[Begin Material]

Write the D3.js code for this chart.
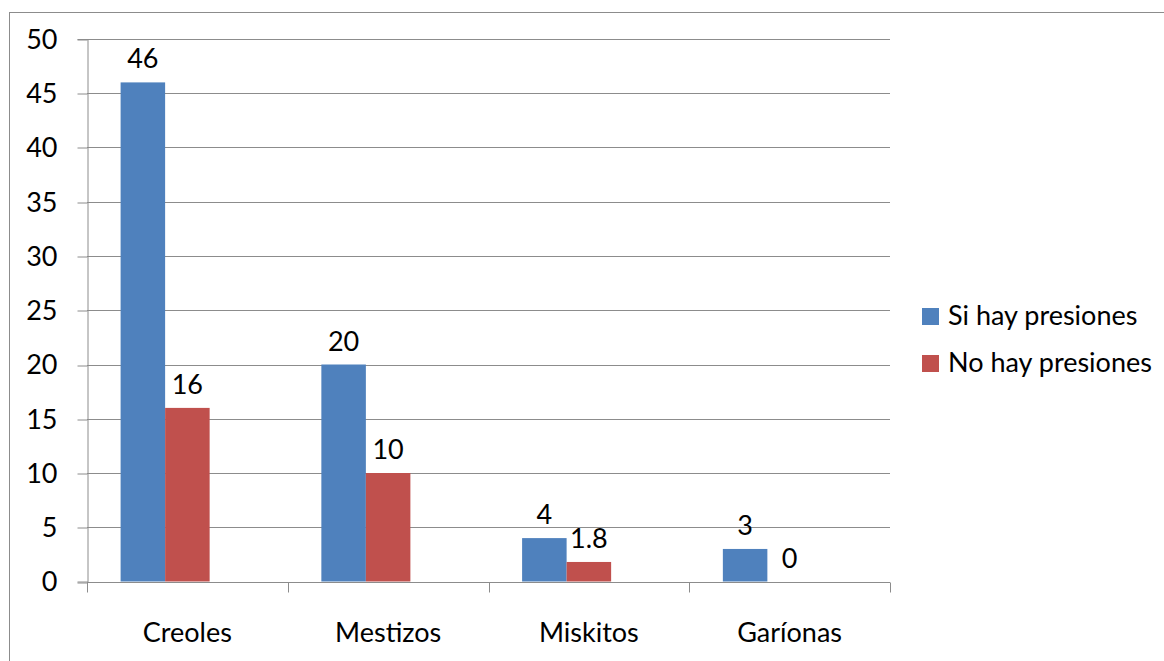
<!DOCTYPE html>
<html>
<head>
<meta charset="utf-8">
<script src="https://cdn.jsdelivr.net/npm/d3@7"></script>
<style>
  body { margin: 0; background: #fff; }
  svg text { font-family: Lato, "Liberation Sans", sans-serif; fill: #000; }
</style>
</head>
<body>
<svg id="chart" width="1164" height="661"></svg>
<script>
// datos del gráfico
var categorias = ["Creoles", "Mestizos", "Miskitos", "Garíonas"];
var series = ["Si hay presiones", "No hay presiones"];
var siHay = [46, 20, 4, 3];
var noHay = [16, 10, 1.8, 0];
var colores = ["#4F81BD", "#C0504D"];
var yTicks = [0, 5, 10, 15, 20, 25, 30, 35, 40, 45, 50];

var valores = [siHay, noHay];

var svg = d3.select("#chart");

// marco exterior
svg.append("rect")
    .attr("x", 9.5).attr("y", 12.5)
    .attr("width", 1200).attr("height", 700)
    .attr("fill", "none")
    .attr("stroke", "#8c8c8c");

var pIzq = 87, pDer = 890, pArriba = 39, pAbajo = 581.5;

var x0 = d3.scaleBand()
    .domain(categorias)
    .range([pIzq, pDer])
    .padding(0);

// hueco vacio para la tercera serie (como en el excel original)
var x1 = d3.scaleBand()
    .domain(series.concat(["_vacio"]))
    .range([0, x0.bandwidth()])
    .paddingInner(0)
    .paddingOuter(0.755);

var y = d3.scaleLinear()
    .domain([0, 50])
    .range([pAbajo, pArriba]);

// lineas de la cuadricula
svg.append("g")
    .selectAll("line")
    .data(yTicks.filter(d => d > 0))
    .enter().append("line")
    .attr("x1", pIzq).attr("x2", pDer)
    .attr("y1", d => Math.round(y(d)) + 0.5)
    .attr("y2", d => Math.round(y(d)) + 0.5)
    .attr("stroke", "#8c8c8c");

// eje y
var yAxis = svg.append("g")
    .attr("transform", "translate(" + (pIzq + 0.5) + ",0)")
    .call(d3.axisLeft(y).tickValues(yTicks).tickSize(10).tickPadding(20));
yAxis.select(".domain").attr("stroke", "#8c8c8c");
yAxis.selectAll(".tick line").attr("stroke", "#8c8c8c")
    .attr("transform", d => "translate(0," + (Math.round(y(d)) + 0.5 - y(d)) + ")");
yAxis.selectAll(".tick text")
    .attr("font-size", 27)
    .attr("dy", "0.35em")
    .style("font-family", "Lato, 'Liberation Sans', sans-serif");

// barras
var grupos = svg.append("g")
    .selectAll("g")
    .data(categorias)
    .enter().append("g")
    .attr("transform", d => "translate(" + x0(d) + ",0)");

grupos.selectAll("rect")
    .data((c, i) => series.map((s, j) => ({ serie: s, valor: valores[j][i], color: colores[j] })))
    .enter().append("rect")
    .attr("x", d => x1(d.serie))
    .attr("width", x1.bandwidth())
    .attr("y", d => y(d.valor))
    .attr("height", d => y(0) - y(d.valor))
    .attr("fill", d => d.color);

grupos.selectAll("text")
    .data((c, i) => series.map((s, j) => ({ serie: s, valor: valores[j][i] })))
    .enter().append("text")
    .attr("x", d => x1(d.serie) + x1.bandwidth() / 2)
    .attr("y", d => y(d.valor) - 14)
    .attr("text-anchor", "middle")
    .attr("font-size", 27)
    .text(d => d.valor);

// eje x
var xAxis = svg.append("g")
    .attr("transform", "translate(0," + (Math.round(pAbajo) + 0.5) + ")");
xAxis.append("line")
    .attr("x1", pIzq).attr("x2", pDer)
    .attr("stroke", "#8c8c8c");
xAxis.selectAll(".sep")
    .data(categorias.map(c => x0(c)).concat([pDer]))
    .enter().append("line")
    .attr("class", "sep")
    .attr("x1", d => Math.round(d) + 0.5).attr("x2", d => Math.round(d) + 0.5)
    .attr("y1", 0).attr("y2", 10)
    .attr("stroke", "#8c8c8c");
xAxis.selectAll("text")
    .data(categorias)
    .enter().append("text")
    .attr("x", d => x0(d) + x0.bandwidth() / 2)
    .attr("y", 59)
    .attr("text-anchor", "middle")
    .attr("font-size", 27)
    .text(d => d);

// leyenda
var leyenda = svg.append("g")
    .selectAll("g")
    .data(series)
    .enter().append("g")
    .attr("transform", (d, i) => "translate(922," + (308 + i * 47) + ")");
leyenda.append("rect")
    .attr("width", 17).attr("height", 17)
    .attr("fill", (d, i) => colores[i]);
leyenda.append("text")
    .attr("x", 26)
    .attr("y", 17)
    .attr("font-size", 27)
    .text(d => d);
</script>
</body>
</html>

[End Material]

__What is required__
Every line above should be repeated exactly; pictures stay out of the copy.

__Exercise solution__
Write the D3.js code for this chart.
<!DOCTYPE html>
<html>
<head>
<meta charset="utf-8">
<script src="https://cdn.jsdelivr.net/npm/d3@7"></script>
<style>
  body { margin: 0; background: #fff; }
  svg text { font-family: Lato, "Liberation Sans", sans-serif; fill: #000; }
</style>
</head>
<body>
<svg id="chart" width="1164" height="661"></svg>
<script>
// datos del gráfico
var categorias = ["Creoles", "Mestizos", "Miskitos", "Garíonas"];
var series = ["Si hay presiones", "No hay presiones"];
var siHay = [46, 20, 4, 3];
var noHay = [16, 10, 1.8, 0];
var colores = ["#4F81BD", "#C0504D"];
var yTicks = [0, 5, 10, 15, 20, 25, 30, 35, 40, 45, 50];

var valores = [siHay, noHay];

var svg = d3.select("#chart");

// marco exterior
svg.append("rect")
    .attr("x", 9.5).attr("y", 12.5)
    .attr("width", 1200).attr("height", 700)
    .attr("fill", "none")
    .attr("stroke", "#8c8c8c");

var pIzq = 87, pDer = 890, pArriba = 39, pAbajo = 581.5;

var x0 = d3.scaleBand()
    .domain(categorias)
    .range([pIzq, pDer])
    .padding(0);

// hueco vacio para la tercera serie (como en el excel original)
var x1 = d3.scaleBand()
    .domain(series.concat(["_vacio"]))
    .range([0, x0.bandwidth()])
    .paddingInner(0)
    .paddingOuter(0.755);

var y = d3.scaleLinear()
    .domain([0, 50])
    .range([pAbajo, pArriba]);

// lineas de la cuadricula
svg.append("g")
    .selectAll("line")
    .data(yTicks.filter(d => d > 0))
    .enter().append("line")
    .attr("x1", pIzq).attr("x2", pDer)
    .attr("y1", d => Math.round(y(d)) + 0.5)
    .attr("y2", d => Math.round(y(d)) + 0.5)
    .attr("stroke", "#8c8c8c");

// eje y
var yAxis = svg.append("g")
    .attr("transform", "translate(" + (pIzq + 0.5) + ",0)")
    .call(d3.axisLeft(y).tickValues(yTicks).tickSize(10).tickPadding(20));
yAxis.select(".domain").attr("stroke", "#8c8c8c");
yAxis.selectAll(".tick line").attr("stroke", "#8c8c8c")
    .attr("transform", d => "translate(0," + (Math.round(y(d)) + 0.5 - y(d)) + ")");
yAxis.selectAll(".tick text")
    .attr("font-size", 27)
    .attr("dy", "0.35em")
    .style("font-family", "Lato, 'Liberation Sans', sans-serif");

// barras
var grupos = svg.append("g")
    .selectAll("g")
    .data(categorias)
    .enter().append("g")
    .attr("transform", d => "translate(" + x0(d) + ",0)");

grupos.selectAll("rect")
    .data((c, i) => series.map((s, j) => ({ serie: s, valor: valores[j][i], color: colores[j] })))
    .enter().append("rect")
    .attr("x", d => x1(d.serie))
    .attr("width", x1.bandwidth())
    .attr("y", d => y(d.valor))
    .attr("height", d => y(0) - y(d.valor))
    .attr("fill", d => d.color);

grupos.selectAll("text")
    .data((c, i) => series.map((s, j) => ({ serie: s, valor: valores[j][i] })))
    .enter().append("text")
    .attr("x", d => x1(d.serie) + x1.bandwidth() / 2)
    .attr("y", d => y(d.valor) - 14)
    .attr("text-anchor", "middle")
    .attr("font-size", 27)
    .text(d => d.valor);

// eje x
var xAxis = svg.append("g")
    .attr("transform", "translate(0," + (Math.round(pAbajo) + 0.5) + ")");
xAxis.append("line")
    .attr("x1", pIzq).attr("x2", pDer)
    .attr("stroke", "#8c8c8c");
xAxis.selectAll(".sep")
    .data(categorias.map(c => x0(c)).concat([pDer]))
    .enter().append("line")
    .attr("class", "sep")
    .attr("x1", d => Math.round(d) + 0.5).attr("x2", d => Math.round(d) + 0.5)
    .attr("y1", 0).attr("y2", 10)
    .attr("stroke", "#8c8c8c");
xAxis.selectAll("text")
    .data(categorias)
    .enter().append("text")
    .attr("x", d => x0(d) + x0.bandwidth() / 2)
    .attr("y", 59)
    .attr("text-anchor", "middle")
    .attr("font-size", 27)
    .text(d => d);

// leyenda
var leyenda = svg.append("g")
    .selectAll("g")
    .data(series)
    .enter().append("g")
    .attr("transform", (d, i) => "translate(922," + (308 + i * 47) + ")");
leyenda.append("rect")
    .attr("width", 17).attr("height", 17)
    .attr("fill", (d, i) => colores[i]);
leyenda.append("text")
    .attr("x", 26)
    .attr("y", 17)
    .attr("font-size", 27)
    .text(d => d);
</script>
</body>
</html>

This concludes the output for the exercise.